***** Records shown *****

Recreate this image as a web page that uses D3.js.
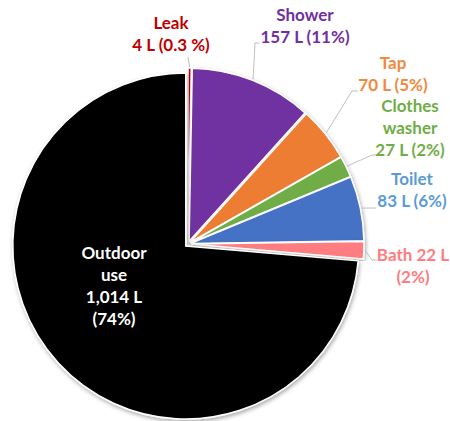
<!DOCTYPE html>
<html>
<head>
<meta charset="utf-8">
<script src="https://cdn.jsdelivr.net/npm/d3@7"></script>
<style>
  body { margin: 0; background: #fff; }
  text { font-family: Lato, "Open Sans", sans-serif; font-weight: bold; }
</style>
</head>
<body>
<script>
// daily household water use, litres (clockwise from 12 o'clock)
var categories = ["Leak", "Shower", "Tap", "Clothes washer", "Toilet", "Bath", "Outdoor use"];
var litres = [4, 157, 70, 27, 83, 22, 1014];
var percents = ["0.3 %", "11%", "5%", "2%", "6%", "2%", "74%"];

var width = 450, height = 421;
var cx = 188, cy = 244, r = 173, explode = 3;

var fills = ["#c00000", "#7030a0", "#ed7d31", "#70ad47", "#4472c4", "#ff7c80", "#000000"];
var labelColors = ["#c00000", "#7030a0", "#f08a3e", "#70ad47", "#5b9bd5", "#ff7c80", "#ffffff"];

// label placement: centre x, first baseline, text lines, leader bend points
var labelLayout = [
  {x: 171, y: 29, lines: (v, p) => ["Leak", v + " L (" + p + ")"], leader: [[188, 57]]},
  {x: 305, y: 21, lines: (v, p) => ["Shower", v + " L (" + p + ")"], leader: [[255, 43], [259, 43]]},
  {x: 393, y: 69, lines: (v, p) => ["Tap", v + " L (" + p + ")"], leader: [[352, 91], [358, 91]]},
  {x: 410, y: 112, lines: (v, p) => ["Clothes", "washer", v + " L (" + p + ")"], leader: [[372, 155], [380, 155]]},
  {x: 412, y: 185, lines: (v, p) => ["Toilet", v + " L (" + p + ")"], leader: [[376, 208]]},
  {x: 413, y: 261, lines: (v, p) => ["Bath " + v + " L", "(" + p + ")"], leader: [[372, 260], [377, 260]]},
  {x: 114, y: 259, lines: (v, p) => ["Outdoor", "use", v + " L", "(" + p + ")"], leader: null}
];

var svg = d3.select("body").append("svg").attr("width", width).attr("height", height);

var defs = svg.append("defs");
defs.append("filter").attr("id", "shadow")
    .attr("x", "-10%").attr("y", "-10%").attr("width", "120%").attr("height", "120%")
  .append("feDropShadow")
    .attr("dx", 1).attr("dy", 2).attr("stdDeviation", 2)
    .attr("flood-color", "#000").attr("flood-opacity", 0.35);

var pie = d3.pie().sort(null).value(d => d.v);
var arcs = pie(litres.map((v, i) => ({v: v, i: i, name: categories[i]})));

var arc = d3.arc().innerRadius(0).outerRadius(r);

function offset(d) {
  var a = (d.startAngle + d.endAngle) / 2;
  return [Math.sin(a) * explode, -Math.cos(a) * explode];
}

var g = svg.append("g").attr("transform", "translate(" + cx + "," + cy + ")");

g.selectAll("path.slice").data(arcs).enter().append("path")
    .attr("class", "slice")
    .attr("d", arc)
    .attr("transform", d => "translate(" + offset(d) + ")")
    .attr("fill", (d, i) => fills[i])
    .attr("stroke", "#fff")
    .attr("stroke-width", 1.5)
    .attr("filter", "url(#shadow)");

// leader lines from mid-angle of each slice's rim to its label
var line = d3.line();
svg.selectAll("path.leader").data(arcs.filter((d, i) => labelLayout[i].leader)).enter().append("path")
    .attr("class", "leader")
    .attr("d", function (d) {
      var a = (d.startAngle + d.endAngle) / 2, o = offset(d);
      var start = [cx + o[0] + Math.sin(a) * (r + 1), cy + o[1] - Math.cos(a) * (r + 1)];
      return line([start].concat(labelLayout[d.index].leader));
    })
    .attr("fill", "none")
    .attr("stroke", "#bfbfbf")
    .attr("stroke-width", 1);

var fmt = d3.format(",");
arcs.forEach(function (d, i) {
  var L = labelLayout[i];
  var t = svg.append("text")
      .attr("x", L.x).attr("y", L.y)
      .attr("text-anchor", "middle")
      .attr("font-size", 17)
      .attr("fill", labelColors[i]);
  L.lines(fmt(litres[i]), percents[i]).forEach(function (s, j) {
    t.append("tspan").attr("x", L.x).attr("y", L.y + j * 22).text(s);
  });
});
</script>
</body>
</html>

*****
***** Records shown *****

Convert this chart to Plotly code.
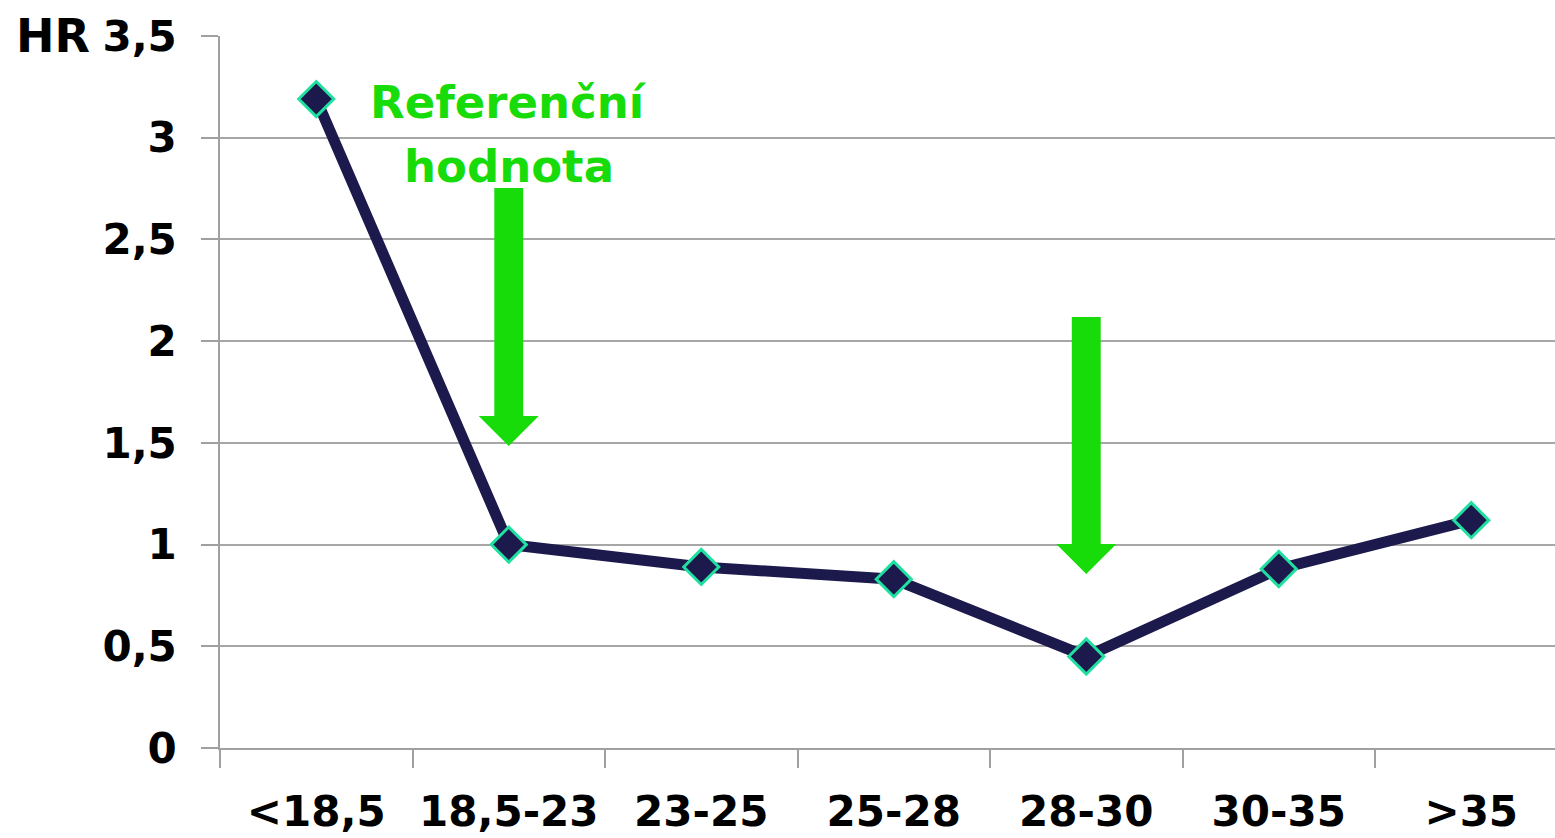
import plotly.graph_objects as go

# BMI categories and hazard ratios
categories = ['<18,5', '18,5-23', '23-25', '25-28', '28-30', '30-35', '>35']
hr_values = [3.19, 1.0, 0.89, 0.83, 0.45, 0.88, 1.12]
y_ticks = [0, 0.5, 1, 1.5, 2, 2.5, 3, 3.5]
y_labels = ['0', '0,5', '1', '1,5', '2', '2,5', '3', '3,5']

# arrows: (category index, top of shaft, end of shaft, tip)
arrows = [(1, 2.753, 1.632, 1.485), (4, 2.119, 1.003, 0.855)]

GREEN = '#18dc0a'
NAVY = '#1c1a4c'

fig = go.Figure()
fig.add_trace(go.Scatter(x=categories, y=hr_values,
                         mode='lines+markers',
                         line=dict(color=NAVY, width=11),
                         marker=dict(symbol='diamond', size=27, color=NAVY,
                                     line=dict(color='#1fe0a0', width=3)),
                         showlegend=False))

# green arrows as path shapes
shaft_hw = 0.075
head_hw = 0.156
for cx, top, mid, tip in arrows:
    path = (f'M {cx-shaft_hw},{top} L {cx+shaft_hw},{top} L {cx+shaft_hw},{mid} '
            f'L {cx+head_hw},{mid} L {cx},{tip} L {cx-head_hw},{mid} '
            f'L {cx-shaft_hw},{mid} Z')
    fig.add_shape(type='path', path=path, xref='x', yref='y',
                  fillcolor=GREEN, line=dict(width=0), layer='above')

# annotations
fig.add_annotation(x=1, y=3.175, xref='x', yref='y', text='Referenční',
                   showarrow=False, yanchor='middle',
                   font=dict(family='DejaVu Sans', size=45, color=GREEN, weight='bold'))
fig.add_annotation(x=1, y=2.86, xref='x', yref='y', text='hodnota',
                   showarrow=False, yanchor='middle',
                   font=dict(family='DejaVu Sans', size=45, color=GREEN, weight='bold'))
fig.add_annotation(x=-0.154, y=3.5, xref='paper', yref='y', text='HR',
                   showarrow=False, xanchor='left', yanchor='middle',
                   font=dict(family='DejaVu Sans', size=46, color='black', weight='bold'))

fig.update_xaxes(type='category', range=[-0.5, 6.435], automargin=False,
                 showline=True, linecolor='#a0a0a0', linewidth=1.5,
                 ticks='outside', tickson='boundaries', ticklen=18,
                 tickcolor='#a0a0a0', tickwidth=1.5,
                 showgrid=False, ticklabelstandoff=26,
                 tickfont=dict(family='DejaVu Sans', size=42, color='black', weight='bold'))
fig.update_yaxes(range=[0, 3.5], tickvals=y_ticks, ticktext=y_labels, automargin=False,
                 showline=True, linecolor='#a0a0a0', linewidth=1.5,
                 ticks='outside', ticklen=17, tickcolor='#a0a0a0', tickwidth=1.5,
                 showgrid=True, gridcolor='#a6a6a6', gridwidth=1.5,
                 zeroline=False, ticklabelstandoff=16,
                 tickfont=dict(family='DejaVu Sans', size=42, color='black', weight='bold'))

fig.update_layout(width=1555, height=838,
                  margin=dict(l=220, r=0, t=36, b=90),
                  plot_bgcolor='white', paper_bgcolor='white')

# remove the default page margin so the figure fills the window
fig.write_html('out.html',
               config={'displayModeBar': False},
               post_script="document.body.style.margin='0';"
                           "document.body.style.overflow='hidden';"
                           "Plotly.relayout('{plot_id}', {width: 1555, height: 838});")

*****
***** Records shown *****

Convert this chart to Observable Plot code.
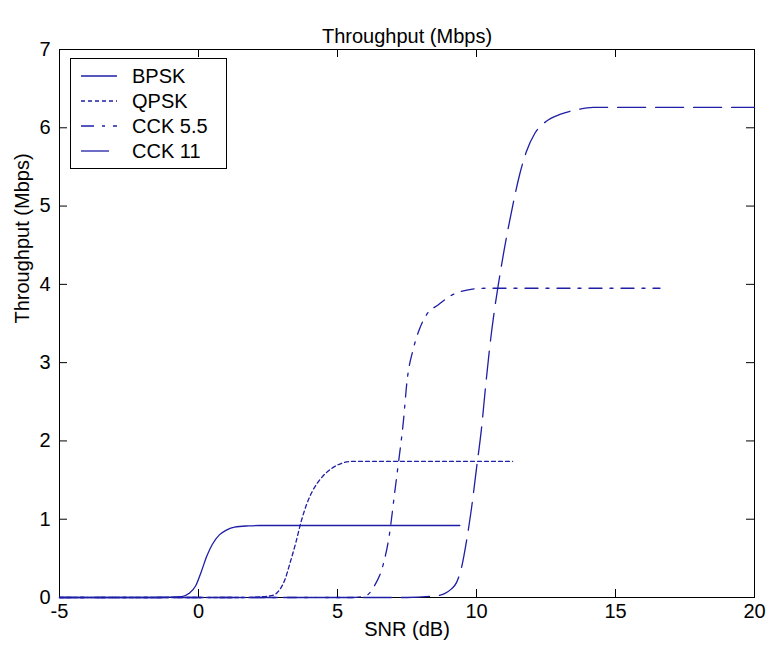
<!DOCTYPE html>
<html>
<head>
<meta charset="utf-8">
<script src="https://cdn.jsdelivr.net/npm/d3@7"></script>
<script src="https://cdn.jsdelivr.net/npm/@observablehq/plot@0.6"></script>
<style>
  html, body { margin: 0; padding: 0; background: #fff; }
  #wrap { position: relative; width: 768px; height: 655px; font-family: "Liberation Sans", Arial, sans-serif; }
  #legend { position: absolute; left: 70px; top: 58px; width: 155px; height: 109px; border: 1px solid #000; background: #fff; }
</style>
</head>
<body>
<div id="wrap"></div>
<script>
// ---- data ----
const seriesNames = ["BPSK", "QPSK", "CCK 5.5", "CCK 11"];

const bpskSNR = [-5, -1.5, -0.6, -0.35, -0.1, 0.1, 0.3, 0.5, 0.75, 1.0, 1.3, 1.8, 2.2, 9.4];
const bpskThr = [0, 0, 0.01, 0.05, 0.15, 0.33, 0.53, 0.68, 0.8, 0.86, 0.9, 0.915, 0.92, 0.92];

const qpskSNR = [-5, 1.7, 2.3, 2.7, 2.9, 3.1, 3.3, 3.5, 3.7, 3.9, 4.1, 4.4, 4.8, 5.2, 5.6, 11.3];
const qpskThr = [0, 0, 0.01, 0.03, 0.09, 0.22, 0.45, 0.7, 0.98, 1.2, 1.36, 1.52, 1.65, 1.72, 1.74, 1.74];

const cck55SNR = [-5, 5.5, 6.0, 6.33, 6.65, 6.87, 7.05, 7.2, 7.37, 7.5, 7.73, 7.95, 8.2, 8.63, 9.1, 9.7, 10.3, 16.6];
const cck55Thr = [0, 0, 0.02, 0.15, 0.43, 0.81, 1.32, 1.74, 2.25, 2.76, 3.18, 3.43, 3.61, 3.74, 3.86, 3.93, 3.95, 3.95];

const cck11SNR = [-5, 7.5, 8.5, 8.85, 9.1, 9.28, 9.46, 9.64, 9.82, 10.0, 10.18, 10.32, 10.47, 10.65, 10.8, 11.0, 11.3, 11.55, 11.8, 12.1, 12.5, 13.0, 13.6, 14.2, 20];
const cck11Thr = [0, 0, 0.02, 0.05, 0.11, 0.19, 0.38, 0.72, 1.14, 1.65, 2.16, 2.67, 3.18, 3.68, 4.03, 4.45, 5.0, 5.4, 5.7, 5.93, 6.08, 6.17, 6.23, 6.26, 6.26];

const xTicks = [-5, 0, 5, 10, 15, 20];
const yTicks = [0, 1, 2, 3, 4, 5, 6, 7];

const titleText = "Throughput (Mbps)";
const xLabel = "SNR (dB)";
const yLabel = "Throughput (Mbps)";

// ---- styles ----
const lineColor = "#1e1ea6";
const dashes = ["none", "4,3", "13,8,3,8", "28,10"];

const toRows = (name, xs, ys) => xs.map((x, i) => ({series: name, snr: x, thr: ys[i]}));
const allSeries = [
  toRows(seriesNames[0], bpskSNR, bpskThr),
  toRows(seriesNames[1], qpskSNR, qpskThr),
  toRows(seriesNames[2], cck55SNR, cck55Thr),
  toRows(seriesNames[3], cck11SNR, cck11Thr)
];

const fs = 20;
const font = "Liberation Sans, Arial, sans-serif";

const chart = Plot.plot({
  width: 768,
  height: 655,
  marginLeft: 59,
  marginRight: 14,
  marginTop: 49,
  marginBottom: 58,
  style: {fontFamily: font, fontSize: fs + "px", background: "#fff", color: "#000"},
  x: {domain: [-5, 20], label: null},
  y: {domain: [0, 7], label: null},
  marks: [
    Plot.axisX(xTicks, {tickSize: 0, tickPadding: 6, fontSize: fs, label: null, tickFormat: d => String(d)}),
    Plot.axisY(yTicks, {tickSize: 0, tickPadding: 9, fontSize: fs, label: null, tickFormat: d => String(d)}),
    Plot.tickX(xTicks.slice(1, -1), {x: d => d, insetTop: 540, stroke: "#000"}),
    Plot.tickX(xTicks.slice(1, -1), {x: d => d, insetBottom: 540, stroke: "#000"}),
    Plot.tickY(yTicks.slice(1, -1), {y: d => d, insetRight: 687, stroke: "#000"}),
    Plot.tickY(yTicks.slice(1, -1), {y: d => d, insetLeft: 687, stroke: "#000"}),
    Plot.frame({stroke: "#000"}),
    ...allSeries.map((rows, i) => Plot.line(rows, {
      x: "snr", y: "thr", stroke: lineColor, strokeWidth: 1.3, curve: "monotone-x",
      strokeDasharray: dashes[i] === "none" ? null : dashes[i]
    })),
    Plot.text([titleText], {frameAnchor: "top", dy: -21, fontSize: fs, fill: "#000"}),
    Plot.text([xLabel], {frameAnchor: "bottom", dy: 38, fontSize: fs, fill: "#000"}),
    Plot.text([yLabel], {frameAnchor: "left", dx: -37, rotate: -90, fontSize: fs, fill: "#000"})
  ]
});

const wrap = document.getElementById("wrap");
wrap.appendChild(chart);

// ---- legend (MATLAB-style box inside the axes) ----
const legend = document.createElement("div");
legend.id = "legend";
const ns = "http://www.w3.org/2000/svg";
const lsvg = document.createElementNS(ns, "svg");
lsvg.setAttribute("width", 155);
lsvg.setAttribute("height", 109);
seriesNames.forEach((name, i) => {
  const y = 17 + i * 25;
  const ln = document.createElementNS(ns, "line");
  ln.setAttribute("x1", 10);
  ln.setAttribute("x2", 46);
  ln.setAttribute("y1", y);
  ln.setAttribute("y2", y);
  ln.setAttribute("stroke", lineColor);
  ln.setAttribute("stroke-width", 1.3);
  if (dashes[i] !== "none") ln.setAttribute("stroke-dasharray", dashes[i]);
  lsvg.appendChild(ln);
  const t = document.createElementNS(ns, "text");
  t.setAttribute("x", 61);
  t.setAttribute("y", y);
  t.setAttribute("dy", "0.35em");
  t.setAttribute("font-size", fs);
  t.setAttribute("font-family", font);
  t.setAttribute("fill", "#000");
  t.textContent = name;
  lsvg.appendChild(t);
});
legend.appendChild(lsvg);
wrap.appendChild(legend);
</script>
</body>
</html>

*****

**What to do:** In the entries above, locate every line with the word "this" and copy it.

**Reply to the task:**
Recreate this image as a web page that uses D3.js.
Convert this chart to Plotly code.
Convert this chart to Observable Plot code.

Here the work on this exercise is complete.